Some rivers do not reach the sea because humans take so much water from them or there is a dry season which significantly reduces the volume of water going into the river.
A river valley changes shape as it is followed from source to mouth. Where the water is fast flowing, different processes of both erosion and transport occur than in the places where the flow is slower. There are three different stages of a river, the upper course, where valleys are narrow, the volume of water is smallest, but the flow is fastest. The middle course is less steep but there is a lot more water that is still flowing quite quickly and finally the lower course where the volume of water is greatest and the flow is slowest. This is where least erosion takes place.
Moving water erodes rocks and surface deposits in several ways. Abrasion is the process in which the river's load smashes into the banks and the bed causing pieces to break off. Solution is the process of dissolving soluble materials from the load, the banks and the bed. Hydraulic action is caused by air being trapped in cracks in a river's banks and bed. Finally, there is attrition which describes the process of the load particles hitting each other and breaking into smaller pieces. In the upper course, there is more vertical erosion and in the lower course near the mouth, there is more horizontal (also called lateral) erosion.
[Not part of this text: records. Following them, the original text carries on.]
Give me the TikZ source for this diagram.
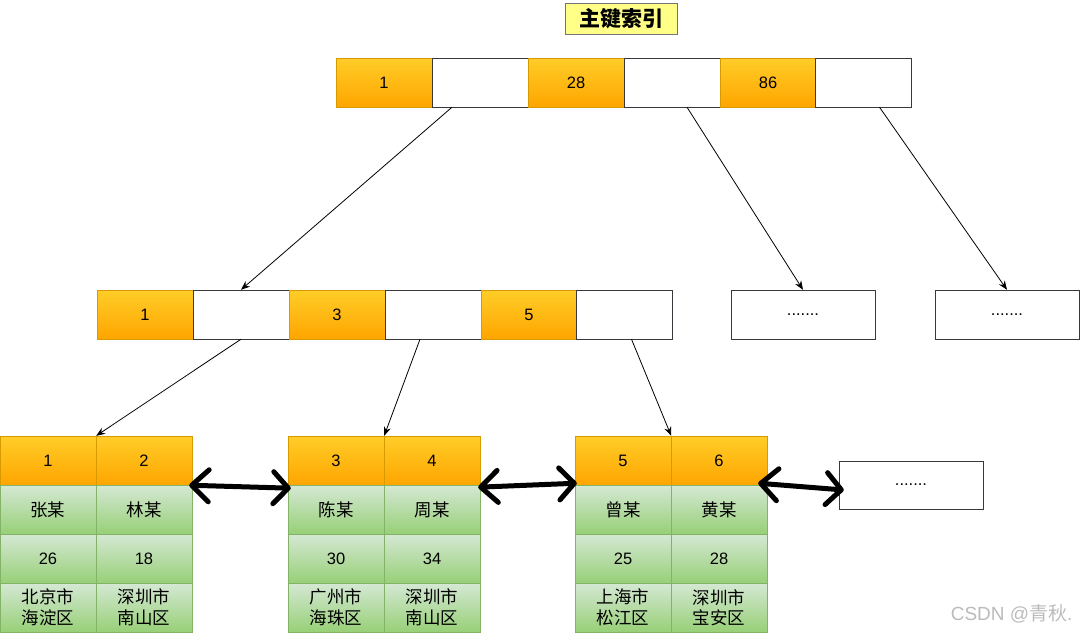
\documentclass[tikz,border=0pt]{standalone}
\usepackage{fontspec}
\setmainfont{Liberation Sans}
\newfontfamily\cjk{Noto Sans CJK SC}
\usetikzlibrary{arrows.meta}
\definecolor{keytop}{HTML}{FFCD28}
\definecolor{keybot}{HTML}{FFA500}
\definecolor{keyline}{HTML}{D79B00}
\definecolor{rowtop}{HTML}{D5E8D4}
\definecolor{rowbot}{HTML}{97D077}
\definecolor{rowline}{HTML}{82B366}
\definecolor{ptrline}{HTML}{36393D}
\definecolor{titlefill}{HTML}{FFFF88}
\definecolor{markgray}{HTML}{BBBBBB}

\begin{document}
\begin{tikzpicture}[x=1pt, y=-1pt,
    keycell/.style={draw=keyline, top color=keytop, bottom color=keybot, minimum width=96pt, minimum height=49pt, inner sep=0pt, font=\fontsize{16.5}{19}\selectfont},
    ptrcell/.style={draw=ptrline, fill=white, minimum width=96pt, minimum height=49pt, inner sep=0pt},
    rowcell/.style={draw=rowline, top color=rowtop, bottom color=rowbot, minimum width=96pt, minimum height=49pt, inner sep=0pt, align=center, font=\cjk\fontsize{17.5}{20.5}\selectfont},
    numcell/.style={rowcell, font=\fontsize{16.5}{19}\selectfont},
    morebox/.style={draw=ptrline, fill=white, minimum width=144pt, minimum height=49pt, font=\fontsize{16.5}{19}\selectfont},
    link/.style={-{Stealth[length=9pt,width=7pt]}, line width=0.8pt},
    sibling/.style={{Straight Barb[length=17pt,width=32pt,round]}-{Straight Barb[length=15pt,width=32pt,round]}, line width=5pt, line cap=round}
]
\useasboundingbox (0,0) rectangle (1080,633);

% title
\node[draw=ptrline!70, fill=titlefill, minimum width=112pt, minimum height=31pt, font=\cjk\bfseries\fontsize{21}{24}\selectfont] (title) at (621,18.5) {主键索引};

% root page
\node[keycell] (rk1) at (384,82.5) {1};
\node[ptrcell] (rp1) at (480,82.5) {};
\node[keycell] (rk2) at (576,82.5) {28};
\node[ptrcell] (rp2) at (672,82.5) {};
\node[keycell] (rk3) at (768,82.5) {86};
\node[ptrcell] (rp3) at (863.5,82.5) {};

% inner page
\node[keycell] (ik1) at (145,314.5) {1};
\node[ptrcell] (ip1) at (241,314.5) {};
\node[keycell] (ik2) at (337,314.5) {3};
\node[ptrcell] (ip2) at (433,314.5) {};
\node[keycell] (ik3) at (529,314.5) {5};
\node[ptrcell] (ip3) at (624.5,314.5) {};
\node[morebox] (moreA) at (803,314.5) {.......};
\node[morebox] (moreB) at (1007,314.5) {.......};

% leaf pages
\node[keycell] (la1) at (48,460.5) {1};
\node[keycell] (la2) at (144,460.5) {2};
\node[rowcell] (la1n) at (48,509.5) {张某};
\node[rowcell] (la2n) at (144,509.5) {林某};
\node[numcell] (la1a) at (48,558.5) {26};
\node[numcell] (la2a) at (144,558.5) {18};
\node[rowcell] (la1c) at (48,607.5) {北京市\\海淀区};
\node[rowcell] (la2c) at (144,607.5) {深圳市\\南山区};

\node[keycell] (lb1) at (336,460.5) {3};
\node[keycell] (lb2) at (432,460.5) {4};
\node[rowcell] (lb1n) at (336,509.5) {陈某};
\node[rowcell] (lb2n) at (432,509.5) {周某};
\node[numcell] (lb1a) at (336,558.5) {30};
\node[numcell] (lb2a) at (432,558.5) {34};
\node[rowcell] (lb1c) at (336,607.5) {广州市\\海珠区};
\node[rowcell] (lb2c) at (432,607.5) {深圳市\\南山区};

\node[keycell] (lc1) at (623,460.5) {5};
\node[keycell] (lc2) at (719,460.5) {6};
\node[rowcell] (lc1n) at (623,509.5) {曾某};
\node[rowcell] (lc2n) at (719,509.5) {黄某};
\node[numcell] (lc1a) at (623,558.5) {25};
\node[numcell] (lc2a) at (719,558.5) {28};
\node[rowcell] (lc1c) at (623,607.5) {上海市\\松江区};
\node[rowcell] (lc2c) at (719,607.5) {深圳市\\宝安区};

\node[morebox, minimum height=48pt] (moreC) at (911,485) {.......};

% child pointers
\draw[link] ([xshift=-28pt]rp1.south) -- (ip1.north);
\draw[link] ([xshift=15pt]rp2.south) -- (moreA.north);
\draw[link] ([xshift=16pt]rp3.south) -- (moreB.north);
\draw[link] (ip1.south) -- (la1.north east);
\draw[link] ([xshift=-13pt]ip2.south) -- (lb1.north east);
\draw[link] ([xshift=7pt]ip3.south) -- (lc1.north east);

% sibling links
\draw[sibling] ([xshift=-3pt,yshift=0pt]la2.south east) -- ([xshift=3pt,yshift=-3pt]lb1.south west);
\draw[sibling] ([xshift=-2pt,yshift=-2pt]lb2.south east) -- ([xshift=2pt,yshift=2pt]lc1.south west);
\draw[sibling] ([xshift=-9pt,yshift=2pt]lc2.south east) -- ([xshift=5pt,yshift=-5pt]moreC.west);

% watermark
\node[text=markgray, font=\fontsize{19}{22}\selectfont, anchor=east] (mark) at (1076,614) {CSDN @{\cjk 青秋}.};
\end{tikzpicture}
\end{document}
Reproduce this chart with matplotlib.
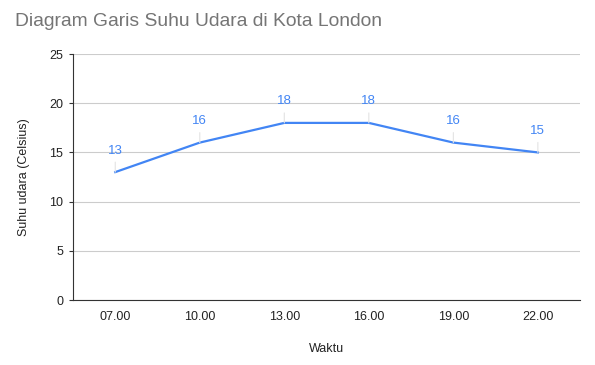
import matplotlib.pyplot as plt

waktu = ["07.00", "10.00", "13.00", "16.00", "19.00", "22.00"]
suhu = [13, 16, 18, 18, 16, 15]
y_ticks = [0, 5, 10, 15, 20, 25]

plt.rcParams['font.family'] = ['Liberation Sans', 'DejaVu Sans']

fig = plt.figure(figsize=(5.95, 3.65), dpi=100)
ax = fig.add_axes([0.1227, 0.178, 0.8523, 0.674])

x = list(range(len(waktu)))
ax.plot(x, suhu, color='#4285F4', linewidth=1.6, zorder=3)

# data labels with faint leader lines
for xi, v in zip(x, suhu):
    ax.annotate(str(v), xy=(xi, v), xytext=(0, 15.5), textcoords='offset points',
                ha='center', va='center', color='#4285F4', fontsize=9.5,
                arrowprops={'arrowstyle': '-', 'color': '#e3e3e3', 'lw': 0.8,
                            'shrinkA': 2, 'shrinkB': 0})

ax.set_xlim(-0.5, len(waktu) - 0.5)
ax.set_ylim(0, 25)
ax.set_xticks(x)
ax.set_xticklabels(waktu)
ax.set_yticks(y_ticks)
ax.grid(axis='y', color='#cccccc', linewidth=0.8)
ax.set_axisbelow(True)

for s in ['top', 'right']:
    ax.spines[s].set_visible(False)
ax.spines['left'].set_color('#333333')
ax.spines['bottom'].set_color('#333333')
ax.tick_params(axis='x', length=0, pad=8, labelsize=9, labelcolor='#222222')
ax.tick_params(axis='y', length=3, width=0.8, color='#333333', pad=4,
               labelsize=9, labelcolor='#222222')

ax.set_xlabel("Waktu", fontsize=9, color='#222222', labelpad=14)
ax.set_ylabel("Suhu udara (Celsius)", fontsize=9, color='#222222', labelpad=14)

fig.text(15 / 595, 1 - 21 / 365, "Diagram Garis Suhu Udara di Kota London",
         fontsize=13.9, color='#757575', ha='left', va='center')

fig.savefig("out.png", dpi=100, facecolor='white')
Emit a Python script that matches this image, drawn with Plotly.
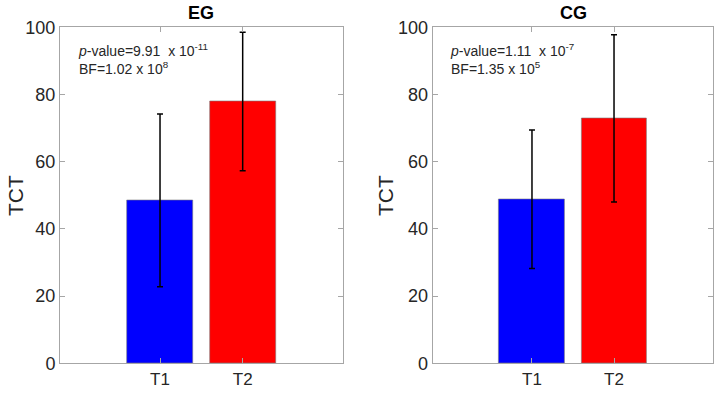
import plotly.graph_objects as go

categories = ["T1", "T2"]
groups = ["EG", "CG"]
eg_means = [48.5, 77.9]
eg_errors = [25.7, 20.6]
cg_means = [48.8, 72.9]
cg_errors = [20.6, 24.9]
bar_colors = ["#0000ff", "#ff0000"]
stats_text = [
    "<i>p</i>-value=9.91  x 10<sup>-11</sup><br>BF=1.02 x 10<sup>8</sup>",
    "<i>p</i>-value=1.11  x 10<sup>-7</sup><br>BF=1.35 x 10<sup>5</sup>",
]
y_title = "TCT"
y_ticks = [0, 20, 40, 60, 80, 100]

W, H = 721, 395
FONT = "Arial, Liberation Sans, Helvetica, sans-serif"
x_pos = [1, 2]

fig = go.Figure()
data = [(eg_means, eg_errors), (cg_means, cg_errors)]
for i, (means, errs) in enumerate(data):
    suffix = "" if i == 0 else "2"
    fig.add_trace(go.Bar(
        x=x_pos, y=means, width=0.8,
        marker=dict(color=bar_colors, line=dict(color="#7a7a7a", width=0.6)),
        error_y=dict(type="data", array=errs, visible=True, color="black",
                     thickness=1.5, width=3),
        xaxis="x" + suffix, yaxis="y" + suffix, showlegend=False,
    ))

axis_common = dict(showline=True, linecolor="#a6a6a6", linewidth=1, mirror="ticks",
                   ticks="inside", ticklen=5, tickcolor="#a6a6a6", showgrid=False,
                   zeroline=False, automargin=False)

def px_x(p):
    return p / W

def px_y(p):
    return 1 - p / H

x_domains = [[px_x(60), px_x(342.7)], [px_x(432.7), px_x(713.3)]]
y_domain = [px_y(363.3), px_y(27.3)]
ytitle_x = [px_x(15), px_x(385)]

layout = dict(
    width=W, height=H, margin=dict(l=0, r=0, t=0, b=0, pad=0),
    paper_bgcolor="white", plot_bgcolor="white",
    font=dict(family=FONT, color="#262626"),
    bargap=0,
)
for i in range(2):
    suffix = "" if i == 0 else "2"
    layout["xaxis" + suffix] = dict(
        domain=x_domains[i], range=[-0.21, 3.21], tickvals=x_pos, ticktext=categories,
        anchor="y" + suffix, fixedrange=True,
        tickfont=dict(family=FONT, size=17, color="#262626"), **axis_common)
    layout["yaxis" + suffix] = dict(
        domain=y_domain, range=[0, 100], tickvals=y_ticks, anchor="x" + suffix,
        tickfont=dict(family=FONT, size=18, color="#262626"),
        **axis_common)

fig.update_layout(**layout)

annotations = []
for i in range(2):
    x0, x1 = x_domains[i]
    s = "" if i == 0 else "2"
    annotations.append(dict(
        text="<b>%s</b>" % groups[i], x=(x0 + x1) / 2, y=px_y(13), xref="paper", yref="paper",
        showarrow=False, font=dict(family=FONT, size=18, color="black"), xanchor="center", yanchor="middle"))
    annotations.append(dict(
        text=y_title, x=ytitle_x[i], y=px_y(196), xref="paper", yref="paper", textangle=-90,
        showarrow=False, font=dict(family=FONT, size=21, color="#262626"), xanchor="center", yanchor="middle"))
    annotations.append(dict(
        text=stats_text[i], x=0.055, y=0.965, xref="x%s domain" % s,
        yref="y%s domain" % s, showarrow=False, align="left",
        xanchor="left", yanchor="top", font=dict(family=FONT, size=14, color="#262626")))
fig.update_layout(annotations=annotations)

fig.write_html("out.html", config={"displayModeBar": False},
               post_script="document.body.style.margin='0px';document.body.style.overflow='hidden';")
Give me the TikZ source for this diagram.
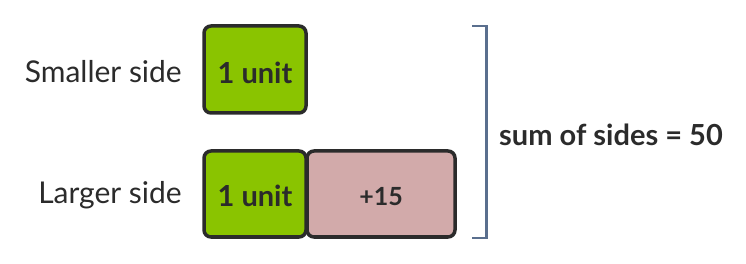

The movement of the river transports the products of erosion by several processes – traction, saltation, suspension and solution. Traction is the process of large pieces of load rolling along a river bed. Saltation is the name given to the process of load bouncing along a river bed. Where smaller pieces of load are being carried in a river's flow, we call it suspension and dissolved material is carried 'in solution'. Occasionally, you will see another process mentioned - flotation, where less dense objects are carried along on the surface of the river.